The event started with a Keynote address by Mr. Shawn Abbott, vice-provost of admission from Temple University, who explained the college admission process from the view of a college commissioner and offered students a chance to learn about the decision-making process on the side of the universities.
During the speech, a phrase was emphasized multiple times: holistic view. In the setting of college admission, a holistic view represents the attitude of evaluating the student based on multiple aspects and not rejecting them solely based on one “fail” – most commonly referring to a comparatively low grade on standardized tests or GPA.
With this introduction of holistic view, students began to understand the full spectrum on how their application will be judged, and that one grade below their expectation will not hinder them from entering their desired schools.
“Having that fun human interaction with one of the people who reads through applications conveyed the humanity behind admissions and that there are people with their own lives looking at our applications instead of just a towering and intimidating institution looking down upon us and quantifying our worth as humans,” said Eric Kempson ‘22.
Students were divided into different breakout rooms hosted by admission officers from colleges around the country, including: Lafayette College, Northeastern University, University of Miami, Bryn Mawr College, University of Toronto (Canada), Dickinson College, Morgan State University, Elon University and University of Massachusetts (Amherst). In each breakout room, three mock student profiles were presented to the admission “committee,” which consisted of students, and the committee needed to decide who gets accepted, denied, and waitlisted.
Students were able to discuss their decisions with actual admission officers and gain insights about their thought process when making a decision. During the final discussion by the big group, admission officers also emphasized an important aspect of their decisions: Is the student the best fit for the school? Even if a student has good performance in high school, officers wouldn’t give out an offer if they think this student does not “vibe” with their colleges or does not express a strong desire of joining their communities.
“The most interesting [part] is definitely the last part where we shared what each group decided. While many groups have a consensus, there are also groups with totally different opinions/conclusions. I think it really shows how everybody has their strong suit[s] and some weaknesses that will be viewed differently depending on the admission officers or schools,” said Grace Zhao ‘22.
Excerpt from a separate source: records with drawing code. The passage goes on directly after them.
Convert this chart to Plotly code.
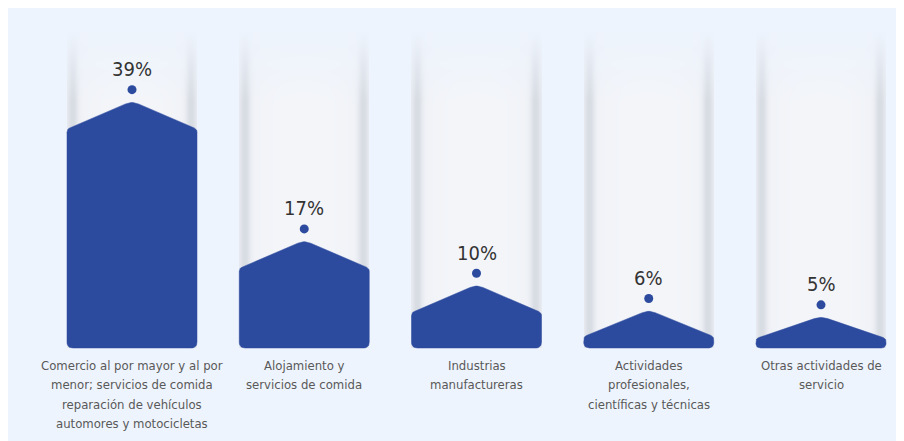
import base64
import struct
import zlib

import numpy as np
import plotly.graph_objects as go

# ---------------- data ----------------
categories = [
    "Comercio al por mayor y al por<br>menor; servicios de comida<br>reparación de vehículos<br>automores y motocicletas",
    "Alojamiento y<br>servicios de comida",
    "Industrias<br>manufactureras",
    "Actividades<br>profesionales,<br>científicas y técnicas",
    "Otras actividades de<br>servicio",
]
values = [39, 17, 10, 6, 5]
value_labels = ["39%", "17%", "10%", "6%", "5%"]

# ---------------- style / geometry ----------------
# the page body keeps its default 8px margin, so the figure is 8px smaller
W, H = 896, 433
BAR_COLOR = "#2C4A9E"
PANEL = np.array([238, 244, 253], dtype=float)
PANEL_HEX = "#EEF4FD"
COL_CENTER = np.array([244, 246, 250], dtype=float)
COL_EDGE = np.array([216, 220, 227], dtype=float)
FONT = "DejaVu Sans Condensed, Liberation Sans Narrow, sans-serif"

PX_PER_X = 172.25          # pixels per category step
FIRST_CENTER_PX = 124.0
PX_PER_PCT = 6.33          # pixels per percentage point
BASE_FROM_TOP = 340.0      # pixel row of the bar baseline
BAR_W_PX = 130.0
ROOF_PX = 28.0
LABEL_LINE_PX = 19.5

xmin = -FIRST_CENTER_PX / PX_PER_X
xmax = xmin + W / PX_PER_X
ymin = -(H - BASE_FROM_TOP) / PX_PER_PCT
ymax = ymin + H / PX_PER_PCT


# ---------------- background decoration (shaded columns) ----------------
def make_background():
    img = np.zeros((H, W, 3), dtype=float) + PANEL
    xs = np.arange(W) + 0.5
    ys = np.arange(H) + 0.5
    a_y = np.clip((ys - 24.0) / 70.0, 0, 1)
    a_y[ys > BASE_FROM_TOP] = 0
    for i in range(len(values)):
        c = (i - xmin) * PX_PER_X
        L, R = c - BAR_W_PX / 2, c + BAR_W_PX / 2
        inside = (xs >= L) & (xs <= R)
        d = np.minimum(xs - L, R - xs)
        edge = np.exp(-(((d - 6.0) / 5.0) ** 2)) * 0.85 + np.exp(-d / 18.0) * 0.25
        edge = np.clip(edge, 0, 1)
        col = COL_CENTER[None, :] * (1 - edge[:, None]) + COL_EDGE[None, :] * edge[:, None]
        for yi in range(H):
            a = a_y[yi]
            if a <= 0:
                continue
            row = img[yi]
            row[inside] = row[inside] * (1 - a) + col[inside] * a
    return img.astype(np.uint8)


def png_data_uri(arr):
    h, w, _ = arr.shape
    raw = b"".join(b"\x00" + arr[r].tobytes() for r in range(h))

    def chunk(tag, data):
        c = struct.pack(">I", len(data)) + tag + data
        return c + struct.pack(">I", zlib.crc32(tag + data) & 0xFFFFFFFF)

    png = b"\x89PNG\r\n\x1a\n"
    png += chunk(b"IHDR", struct.pack(">IIBBBBB", w, h, 8, 2, 0, 0, 0))
    png += chunk(b"IDAT", zlib.compress(raw, 9))
    png += chunk(b"IEND", b"")
    return "data:image/png;base64," + base64.b64encode(png).decode()


# ---------------- house-shaped bar outline with rounded corners ----------------
def rounded_path(pts, radii, n=8):
    out = []
    m = len(pts)
    for k in range(m):
        p = np.array(pts[k], dtype=float)
        a = np.array(pts[k - 1], dtype=float)
        b = np.array(pts[(k + 1) % m], dtype=float)
        r = radii[k]
        da, db = a - p, b - p
        la, lb = np.linalg.norm(da), np.linalg.norm(db)
        r = min(r, la / 2, lb / 2)
        p0 = p + da / la * r
        p1 = p + db / lb * r
        for t in np.linspace(0, 1, n):
            q = (1 - t) ** 2 * p0 + 2 * (1 - t) * t * p + t ** 2 * p1
            out.append(q)
    out.append(out[0])
    return np.array(out)


fig = go.Figure()

for i, v in enumerate(values):
    # work in pixel space for even rounding, then convert back to data units
    c_px = i * PX_PER_X
    h_px = v * PX_PER_PCT
    roof = min(ROOF_PX, 0.7 * h_px)
    L, R = c_px - BAR_W_PX / 2, c_px + BAR_W_PX / 2
    pts = [(L, 0), (L, h_px - roof), (c_px, h_px), (R, h_px - roof), (R, 0)]
    radii = [6, 3, 7, 3, 6]
    poly = rounded_path(pts, radii)
    fig.add_trace(go.Scatter(
        x=poly[:, 0] / PX_PER_X, y=poly[:, 1] / PX_PER_PCT,
        mode="lines", fill="toself", fillcolor=BAR_COLOR,
        line=dict(color=BAR_COLOR, width=0.5),
        hoverinfo="skip", showlegend=False,
    ))

# dots above the apex
dot_offset = 11.5 / PX_PER_PCT
fig.add_trace(go.Scatter(
    x=list(range(len(values))), y=[v + dot_offset for v in values],
    mode="markers", marker=dict(color=BAR_COLOR, size=9),
    hoverinfo="skip", showlegend=False,
))

annotations = []
for i, (v, lab) in enumerate(zip(values, value_labels)):
    annotations.append(dict(
        x=i, y=v, xref="x", yref="y", text=lab, showarrow=False,
        yanchor="middle", yshift=32,
        font=dict(family=FONT, size=20, color="#333333"),
    ))
for i, cat in enumerate(categories):
    for k, line in enumerate(cat.split("<br>")):
        annotations.append(dict(
            x=i, y=0, xref="x", yref="y", text=line, showarrow=False,
            yanchor="middle", yshift=-(17 + k * LABEL_LINE_PX), align="center",
            font=dict(family=FONT, size=13, color="#595959"),
        ))

fig.update_layout(
    width=W, height=H,
    margin=dict(l=0, r=0, t=0, b=0),
    paper_bgcolor=PANEL_HEX, plot_bgcolor="rgba(0,0,0,0)",
    xaxis=dict(range=[xmin, xmax], visible=False, fixedrange=True),
    yaxis=dict(range=[ymin, ymax], visible=False, fixedrange=True),
    annotations=annotations,
    images=[dict(
        source=png_data_uri(make_background()), xref="paper", yref="paper",
        x=0, y=1, sizex=1, sizey=1, xanchor="left", yanchor="top",
        sizing="stretch", layer="below",
    )],
    showlegend=False,
)

fig.write_html("out.html")
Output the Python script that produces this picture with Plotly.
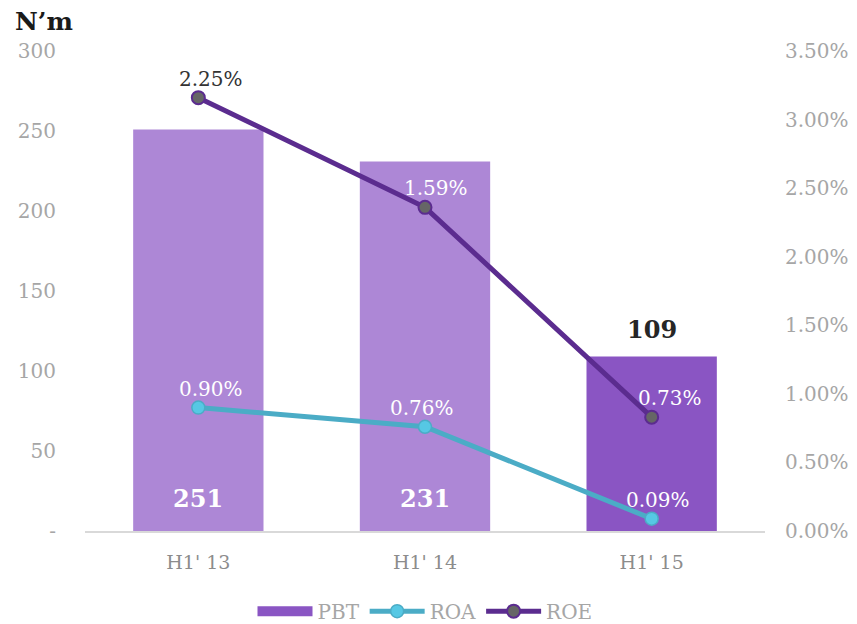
import plotly.graph_objects as go

categories = ["H1' 13", "H1' 14", "H1' 15"]
pbt = [251, 231, 109]
roa = [0.90, 0.76, 0.09]
roa_labels = ["0.90%", "0.76%", "0.09%"]
roe_plot = [3.16, 2.36, 0.83]
roe_labels = ["2.25%", "1.59%", "0.73%"]
left_ticks = [0, 50, 100, 150, 200, 250, 300]
left_ticktext = ["-", "50", "100", "150", "200", "250", "300"]
right_ticks = [0, 0.5, 1.0, 1.5, 2.0, 2.5, 3.0, 3.5]

FONT = "DejaVu Serif"
bar_colors = ["#AD87D6", "#AD87D6", "#8A55C3"]
roa_dx = [13, -3, 6]
roe_dx = [13, 11, 18]

fig = go.Figure()
fig.add_trace(go.Bar(
    x=categories, y=pbt, name="PBT", marker=dict(color=bar_colors, line=dict(width=0)),
    width=0.575, yaxis="y", showlegend=False, hoverinfo="x+y",
))
# legend swatch for PBT (wide rectangle like the reference)
fig.add_trace(go.Scatter(
    x=[None], y=[None], name="PBT", mode="lines",
    line=dict(color="#8A55C3", width=15), showlegend=True,
))
fig.add_trace(go.Scatter(
    x=categories, y=roa, name="ROA", mode="lines+markers", yaxis="y2",
    line=dict(color="#4BACC6", width=5),
    marker=dict(size=13, color="#56C8E4", line=dict(color="#4BACC6", width=1.5)),
))
fig.add_trace(go.Scatter(
    x=categories, y=roe_plot, name="ROE", mode="lines+markers", yaxis="y2",
    line=dict(color="#5B2C8F", width=5),
    marker=dict(size=13, color="#666666", line=dict(color="#5B2C8F", width=2)),
))

annotations = []
for i, (c, v) in enumerate(zip(categories, pbt)):
    if i < 2:
        annotations.append(dict(x=c, y=0, xref="x", yref="y", yshift=33, text=f"<b>{v}</b>",
                                showarrow=False, font=dict(family=FONT, size=24, color="white")))
    else:
        annotations.append(dict(x=c, y=v, xref="x", yref="y", yshift=27, text=f"<b>{v}</b>",
                                showarrow=False, font=dict(family=FONT, size=24, color="#262626")))
for i, (c, v, t) in enumerate(zip(categories, roa, roa_labels)):
    annotations.append(dict(x=c, y=v, xref="x", yref="y2", yshift=19, xshift=roa_dx[i], text=t,
                            showarrow=False, font=dict(family=FONT, size=20, color="white")))
for i, (c, v, t) in enumerate(zip(categories, roe_plot, roe_labels)):
    annotations.append(dict(x=c, y=v, xref="x", yref="y2", yshift=19, xshift=roe_dx[i], text=t,
                            showarrow=False,
                            font=dict(family=FONT, size=20, color="#333333" if i == 0 else "white")))
annotations.append(dict(x=0, y=1, xref="paper", yref="paper", xanchor="left", yanchor="middle",
                        xshift=-72, yshift=30, text="<b>N\u2019m</b>", showarrow=False,
                        font=dict(family=FONT, size=25, color="#1A1A1A")))

fig.update_layout(
    width=849, height=616,
    margin=dict(l=77, r=92, t=43, b=93, autoexpand=False),
    paper_bgcolor="white", plot_bgcolor="white",
    font=dict(family=FONT, size=20, color="#A6A6A6"),
    showlegend=True,
    legend=dict(orientation="h", x=0.5, xanchor="center", y=-0.167, yanchor="middle",
                font=dict(family=FONT, size=20, color="#A6A6A6"), itemwidth=55,
                traceorder="normal"),
    xaxis=dict(showgrid=False, showline=True, linecolor="#D9D9D9", linewidth=2,
               ticks="outside", ticklen=13, tickcolor="rgba(0,0,0,0)",
               tickfont=dict(family=FONT, size=19, color="#8C8C8C")),
    yaxis=dict(range=[0, 300], tickvals=left_ticks, ticktext=left_ticktext, showgrid=False,
               zeroline=False, showline=False, ticks="outside", ticklen=24,
               tickcolor="rgba(0,0,0,0)",
               tickfont=dict(family=FONT, size=20, color="#A6A6A6")),
    yaxis2=dict(range=[0, 3.5], tickvals=right_ticks, ticktext=[f"{t:.2f}%" for t in right_ticks],
                overlaying="y", side="right", showgrid=False, zeroline=False, showline=False,
                ticks="outside", ticklen=15, tickcolor="rgba(0,0,0,0)",
                tickfont=dict(family=FONT, size=20, color="#A6A6A6")),
    annotations=annotations,
)

fig.write_html("out.html")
College might be one of the most essential stages for one’s development as both a student and, most importantly, a person. A good and suitable school might provide students a chance to meet mentors and friends who would have a huge impact on their lives. Therefore, choosing and writing applications for colleges should be done with careful examination and thorough research. Such an event hosted by the College Counseling office provided students an opportunity to learn about this important and complex process from an uncommon perspective. With this experience, Hun students can recognize which school is the most suitable and beneficial for their future development, not only as a student but also as a “holistic” person.
“I felt very distant from it since I didn’t know what is going-on in [the] college application process in detail. But now, I feel more confident that I can go through this process smoothly, and show the best I can,” commented Sunho Park ’22.